Voici donc les traits essentiels de la biographie du comte Girard.

Il était d’origine alsacienne ; son père, le comte Leuthard, avait été l’un des fidèles de Louis le Pieux, alors roi d’Aquitaine, et pourvu par lui en 801 du comté de Fezensac. À cette date de 801, Girard était né déjà, car il paraît dès 819 dans des chartes comme marié à une femme nommée Berte. Dès 819 aussi, il possédait des biens dans le pays d’Avallon, et il y acquit, avant 840, le domaine de Vézelay. En 836, il semble avoir exercé quelque temps des fonctions de missus en Italie. De 837 à 840, il fut pourvu de l’office de comte de Paris[2], qu’il perdit en 841, peu après l’avènement de Charles le Chauve : car, ayant passé alors au parti de l’empereur Lothaire, il coupa les ponts sur la Seine pour faire obstacle à Charles le Chauve, qui revenait alors d’une expédition en Aquitaine. Cette équipée lui fit perdre le comté de Paris ; on ne sait s’il prit part à la bataille de Fontenay en 841 ; toujours est-il qu’il s’attacha désormais à la fortune de l’empereur Lothaire et que sa vie politique se déroule hors du royaume de Charles le Chauve : en 842, Lothaire le nomma, semble-t-il, comte du palais, et « dès 840, il l’investit d’une certaine autorité dans la partie méridionale de ses Etats. »
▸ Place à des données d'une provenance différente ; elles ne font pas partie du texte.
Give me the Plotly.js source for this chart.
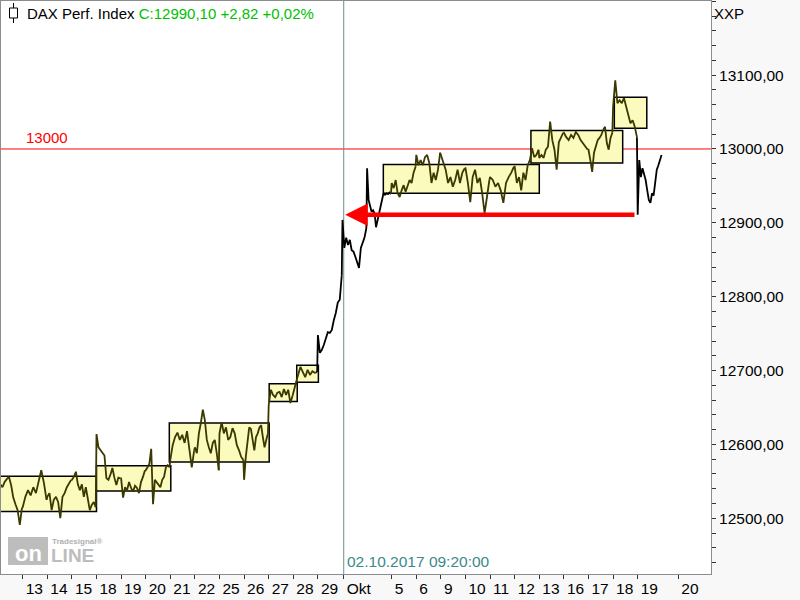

  1. Voyez Fauriel, dans l’Histoire littéraire de la France (t. XXII, 1852, p. 167-190) ; Albert Stimming, Ueber den provenzalischen Girart von Roussillon, Halle, 1888 ; Léo Jordan, Girartstudien dans les Romanische Forschungen, t. XIV (1902).
  2. Hypothèse de M. Longnon (p. 249), dont M. Poupardin (p. 12, note 2) a montré qu’elle est à peu près certaine.